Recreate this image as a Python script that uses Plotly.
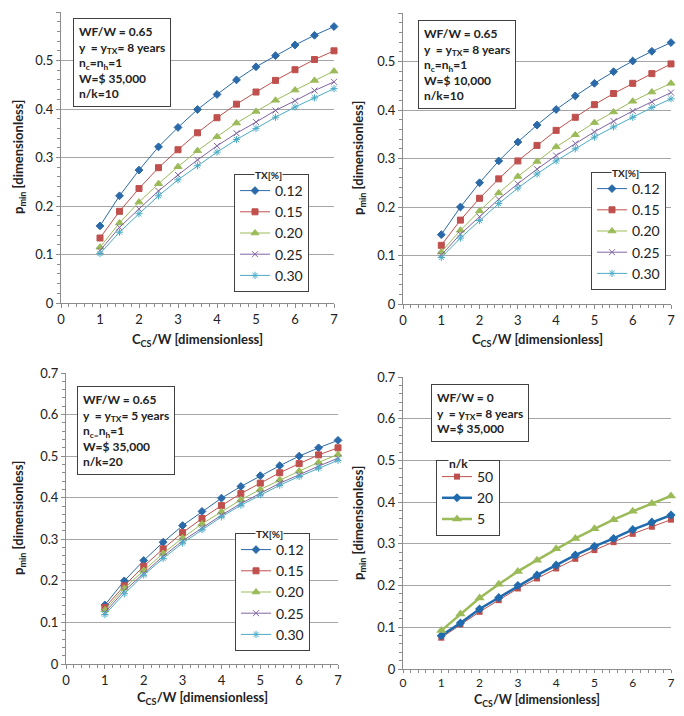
import plotly.graph_objects as go

# ---------------- data ----------------
x_vals = [1, 1.5, 2, 2.5, 3, 3.5, 4, 4.5, 5, 5.5, 6, 6.5, 7]
tx_labels = ["0.12", "0.15", "0.20", "0.25", "0.30"]

p1_012 = [0.159, 0.221, 0.274, 0.322, 0.362, 0.399, 0.430, 0.460, 0.487, 0.510, 0.532, 0.552, 0.570]
p1_015 = [0.134, 0.189, 0.236, 0.279, 0.316, 0.351, 0.382, 0.410, 0.435, 0.459, 0.481, 0.502, 0.520]
p1_020 = [0.115, 0.165, 0.208, 0.246, 0.281, 0.314, 0.343, 0.371, 0.395, 0.418, 0.439, 0.459, 0.478]
p1_025 = [0.108, 0.156, 0.194, 0.231, 0.264, 0.295, 0.324, 0.350, 0.373, 0.397, 0.417, 0.438, 0.456]
p1_030 = [0.102, 0.146, 0.184, 0.221, 0.254, 0.283, 0.311, 0.337, 0.360, 0.383, 0.404, 0.423, 0.442]

p2_012 = [0.143, 0.200, 0.250, 0.295, 0.334, 0.369, 0.401, 0.429, 0.455, 0.479, 0.501, 0.521, 0.539]
p2_015 = [0.121, 0.173, 0.218, 0.258, 0.295, 0.327, 0.358, 0.385, 0.411, 0.434, 0.455, 0.475, 0.495]
p2_020 = [0.107, 0.152, 0.192, 0.229, 0.263, 0.294, 0.324, 0.349, 0.374, 0.396, 0.418, 0.437, 0.455]
p2_025 = [0.101, 0.144, 0.180, 0.216, 0.248, 0.278, 0.306, 0.331, 0.355, 0.377, 0.398, 0.417, 0.436]
p2_030 = [0.096, 0.136, 0.172, 0.207, 0.239, 0.268, 0.295, 0.320, 0.344, 0.365, 0.385, 0.405, 0.423]

p3_012 = [0.142, 0.200, 0.249, 0.293, 0.333, 0.367, 0.399, 0.427, 0.453, 0.477, 0.500, 0.520, 0.538]
p3_015 = [0.136, 0.188, 0.235, 0.277, 0.316, 0.350, 0.381, 0.410, 0.435, 0.460, 0.482, 0.503, 0.520]
p3_020 = [0.130, 0.182, 0.225, 0.266, 0.303, 0.337, 0.366, 0.395, 0.420, 0.443, 0.464, 0.485, 0.504]
p3_025 = [0.124, 0.176, 0.218, 0.259, 0.296, 0.328, 0.358, 0.386, 0.411, 0.435, 0.455, 0.476, 0.495]
p3_030 = [0.119, 0.169, 0.214, 0.254, 0.291, 0.323, 0.354, 0.382, 0.407, 0.430, 0.451, 0.471, 0.490]

nk_labels = ["50", "20", "5"]
p4_50 = [0.075, 0.107, 0.137, 0.165, 0.193, 0.217, 0.241, 0.264, 0.285, 0.304, 0.324, 0.341, 0.358]
p4_20 = [0.080, 0.110, 0.144, 0.171, 0.200, 0.225, 0.249, 0.273, 0.294, 0.313, 0.334, 0.352, 0.369]
p4_5 = [0.092, 0.132, 0.170, 0.203, 0.234, 0.261, 0.288, 0.313, 0.336, 0.358, 0.378, 0.397, 0.415]

# ---------------- styling ----------------
FONT = "Lato"
OFF = 8  # page body margin
W, H = 684 - 2 * OFF, 716 - 2 * OFF
colors = ["#2A6AA8", "#C0504D", "#9BBB59", "#8064A2", "#4BACC6"]
symbols = ["diamond", "square", "triangle-up", "x-thin-open", "asterisk-open"]
msizes = [6, 6, 7, 6, 6]


def px(v):
    return (v - OFF) / W


def py(v):
    return 1 - (v - OFF) / H


# panel geometry in window pixels: (x0, x1, ytop, ybot)
panels = [
    (61, 334, 12, 303),
    (403, 671, 13, 304),
    (66, 338, 373, 664),
    (403, 671, 377, 669),
]

fig = go.Figure()

tx_series = [
    [p1_012, p1_015, p1_020, p1_025, p1_030],
    [p2_012, p2_015, p2_020, p2_025, p2_030],
    [p3_012, p3_015, p3_020, p3_025, p3_030],
]
legend_names = ["legend", "legend2", "legend3", "legend4"]
axis_ids = [("x", "y"), ("x2", "y2"), ("x3", "y3"), ("x4", "y4")]

for pi, series in enumerate(tx_series):
    xa, ya = axis_ids[pi]
    for i, ys in enumerate(series):
        fig.add_trace(go.Scatter(
            x=x_vals, y=ys, mode="lines+markers", name=tx_labels[i],
            xaxis=xa, yaxis=ya, legend=legend_names[pi],
            legendgroup=f"p{pi}_{i}",
            line=dict(color=colors[i], width=1),
            marker=dict(symbol=symbols[i], size=msizes[i], color=colors[i],
                        line=dict(color=colors[i], width=1)),
            cliponaxis=False,
        ))

p4_series = [p4_50, p4_20, p4_5]
p4_colors = ["#C0504D", "#1F6BAE", "#9BBB59"]
p4_symbols = ["square", "diamond", "triangle-up"]
p4_widths = [1, 2.5, 2.5]
p4_sizes = [6, 7, 9]
for i, ys in enumerate(p4_series):
    fig.add_trace(go.Scatter(
        x=x_vals, y=ys, mode="lines+markers", name=nk_labels[i],
        xaxis="x4", yaxis="y4", legend="legend4",
        legendgroup=f"p4_{i}",
        line=dict(color=p4_colors[i], width=p4_widths[i]),
        marker=dict(symbol=p4_symbols[i], size=p4_sizes[i], color=p4_colors[i]),
        cliponaxis=False,
    ))

layout = dict(
    width=W, height=H, margin=dict(l=0, r=0, t=0, b=0, autoexpand=False),
    paper_bgcolor="white", plot_bgcolor="white",
    font=dict(family=FONT, size=13, color="#222"),
    showlegend=True,
)

ymaxes = [0.6, 0.6, 0.7, 0.7]
for k, (x0, x1, yt, yb) in enumerate(panels):
    sfx = "" if k == 0 else str(k + 1)
    layout["xaxis" + sfx] = dict(
        domain=[px(x0), px(x1)], anchor="y" + sfx, range=[0, 7],
        dtick=1, tick0=0, showgrid=False, zeroline=False, automargin=False,
        showline=True, linecolor="#8C8C8C", linewidth=1,
        ticks="outside", ticklen=4 if k < 3 else 3, tickcolor="#8C8C8C",
        minor=dict(dtick=0.2, ticks="outside", ticklen=3, tickcolor="#8C8C8C"),
        tickfont=dict(family=FONT, size=13 if k < 3 else 12, color="#222"),
        fixedrange=True,
    )
    layout["yaxis" + sfx] = dict(
        domain=[py(yb), py(yt)], anchor="x" + sfx, range=[0, ymaxes[k]],
        dtick=0.1, tick0=0, showgrid=True, gridcolor="#A6A6A6", gridwidth=1,
        zeroline=False, showline=True, linecolor="#8C8C8C", linewidth=1,
        automargin=False,
        ticks="outside", ticklen=4, tickcolor="#8C8C8C",
        minor=dict(dtick=0.02, ticks="outside", ticklen=3, tickcolor="#8C8C8C", showgrid=False),
        tickfont=dict(family=FONT, size=13, color="#222"),
        tickformat=".1~f",
        fixedrange=True,
    )

# legends: (left, top) window pixels
leg_pos = [(234, 174), (591, 172), (235, 533), (436, 460)]
leg_titles = ["TX[%]", "TX[%]", "TX[%]", "n/k"]
leg_title_pos = [(268, 175), (625, 173), (269, 534), (458, 463)]
annotations = []
for k, (lx, ly) in enumerate(leg_pos):
    name = legend_names[k]
    layout[name] = dict(
        x=px(lx), y=py(ly), xanchor="left", yanchor="top",
        bgcolor="white", bordercolor="#404040", borderwidth=1,
        font=dict(family=FONT, size=14, color="#222"),
        tracegroupgap=5 if k < 3 else 3,
        itemwidth=30,
        traceorder="normal",
    )
    annotations.append(dict(
        text=f"<b>{leg_titles[k]}</b>", x=px(leg_title_pos[k][0]), y=py(leg_title_pos[k][1]),
        xref="paper", yref="paper", xanchor="center", yanchor="middle",
        showarrow=False, bgcolor="white", borderpad=0,
        font=dict(family=FONT, size=10 if k < 3 else 12, color="#222"),
    ))

info_texts = [
    "WF/W = 0.65<br>y  = y<sub>TX</sub>= 8 years<br>n<sub>c</sub>=n<sub>h</sub>=1<br>W=$ 35,000<br>n/k=10",
    "WF/W = 0.65<br>y  = y<sub>TX</sub>= 8 years<br>n<sub>c</sub>=n<sub>h</sub>=1<br>W=$ 10,000<br>n/k=10",
    "WF/W = 0.65<br>y  = y<sub>TX</sub>= 5 years<br>n<sub>c=</sub>n<sub>h</sub>=1<br>W=$ 35,000<br>n/k=20",
    "WF/W = 0<br>y  = y<sub>TX</sub>= 8 years<br>W=$ 35,000",
]
info_pos = [(73, 18), (418, 20), (77, 386), (431, 384)]
for k, txt in enumerate(info_texts):
    annotations.append(dict(
        text=f"<b>{txt}</b>", x=px(info_pos[k][0]), y=py(info_pos[k][1]),
        xref="paper", yref="paper", xanchor="left", yanchor="top",
        showarrow=False, align="left",
        font=dict(family=FONT, size=12, color="#222"),
        bordercolor="#404040", borderwidth=1, borderpad=5, bgcolor="white",
    ))

xt_pos = [(197, 340), (537, 340), (202, 698), (537, 700)]
xt_size = [13, 13, 13, 12.5]
yt_pos = [(19, 157), (359, 158), (19, 518), (359, 523)]
for k in range(4):
    annotations.append(dict(
        text="<b>C<sub>CS</sub>/W [dimensionless]</b>",
        x=px(xt_pos[k][0]), y=py(xt_pos[k][1]), xref="paper", yref="paper",
        xanchor="center", yanchor="middle", showarrow=False,
        font=dict(family=FONT, size=xt_size[k], color="#222"),
    ))
    annotations.append(dict(
        text="<b>p<sub>min</sub> [dimensionless]</b>",
        x=px(yt_pos[k][0]), y=py(yt_pos[k][1]), xref="paper", yref="paper",
        xanchor="center", yanchor="middle", showarrow=False, textangle=-90,
        font=dict(family=FONT, size=13, color="#222"),
    ))

layout["annotations"] = annotations
fig.update_layout(**layout)
fig.write_html("out.html")
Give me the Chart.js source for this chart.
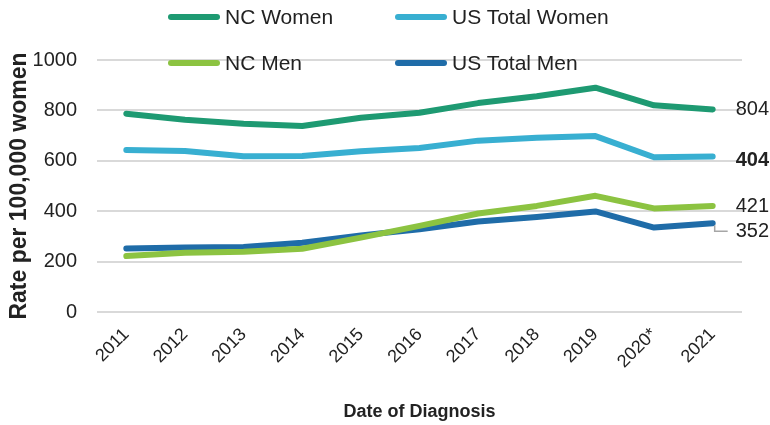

What to produce
Take the lines from the start of the material to the line with "0.451, 0.471, 0.490]", both included, and transcribe them exactly without the pictures.

Answer
Recreate this image as a Python script that uses Plotly.
import plotly.graph_objects as go

# ---------------- data ----------------
x_vals = [1, 1.5, 2, 2.5, 3, 3.5, 4, 4.5, 5, 5.5, 6, 6.5, 7]
tx_labels = ["0.12", "0.15", "0.20", "0.25", "0.30"]

p1_012 = [0.159, 0.221, 0.274, 0.322, 0.362, 0.399, 0.430, 0.460, 0.487, 0.510, 0.532, 0.552, 0.570]
p1_015 = [0.134, 0.189, 0.236, 0.279, 0.316, 0.351, 0.382, 0.410, 0.435, 0.459, 0.481, 0.502, 0.520]
p1_020 = [0.115, 0.165, 0.208, 0.246, 0.281, 0.314, 0.343, 0.371, 0.395, 0.418, 0.439, 0.459, 0.478]
p1_025 = [0.108, 0.156, 0.194, 0.231, 0.264, 0.295, 0.324, 0.350, 0.373, 0.397, 0.417, 0.438, 0.456]
p1_030 = [0.102, 0.146, 0.184, 0.221, 0.254, 0.283, 0.311, 0.337, 0.360, 0.383, 0.404, 0.423, 0.442]

p2_012 = [0.143, 0.200, 0.250, 0.295, 0.334, 0.369, 0.401, 0.429, 0.455, 0.479, 0.501, 0.521, 0.539]
p2_015 = [0.121, 0.173, 0.218, 0.258, 0.295, 0.327, 0.358, 0.385, 0.411, 0.434, 0.455, 0.475, 0.495]
p2_020 = [0.107, 0.152, 0.192, 0.229, 0.263, 0.294, 0.324, 0.349, 0.374, 0.396, 0.418, 0.437, 0.455]
p2_025 = [0.101, 0.144, 0.180, 0.216, 0.248, 0.278, 0.306, 0.331, 0.355, 0.377, 0.398, 0.417, 0.436]
p2_030 = [0.096, 0.136, 0.172, 0.207, 0.239, 0.268, 0.295, 0.320, 0.344, 0.365, 0.385, 0.405, 0.423]

p3_012 = [0.142, 0.200, 0.249, 0.293, 0.333, 0.367, 0.399, 0.427, 0.453, 0.477, 0.500, 0.520, 0.538]
p3_015 = [0.136, 0.188, 0.235, 0.277, 0.316, 0.350, 0.381, 0.410, 0.435, 0.460, 0.482, 0.503, 0.520]
p3_020 = [0.130, 0.182, 0.225, 0.266, 0.303, 0.337, 0.366, 0.395, 0.420, 0.443, 0.464, 0.485, 0.504]
p3_025 = [0.124, 0.176, 0.218, 0.259, 0.296, 0.328, 0.358, 0.386, 0.411, 0.435, 0.455, 0.476, 0.495]
p3_030 = [0.119, 0.169, 0.214, 0.254, 0.291, 0.323, 0.354, 0.382, 0.407, 0.430, 0.451, 0.471, 0.490]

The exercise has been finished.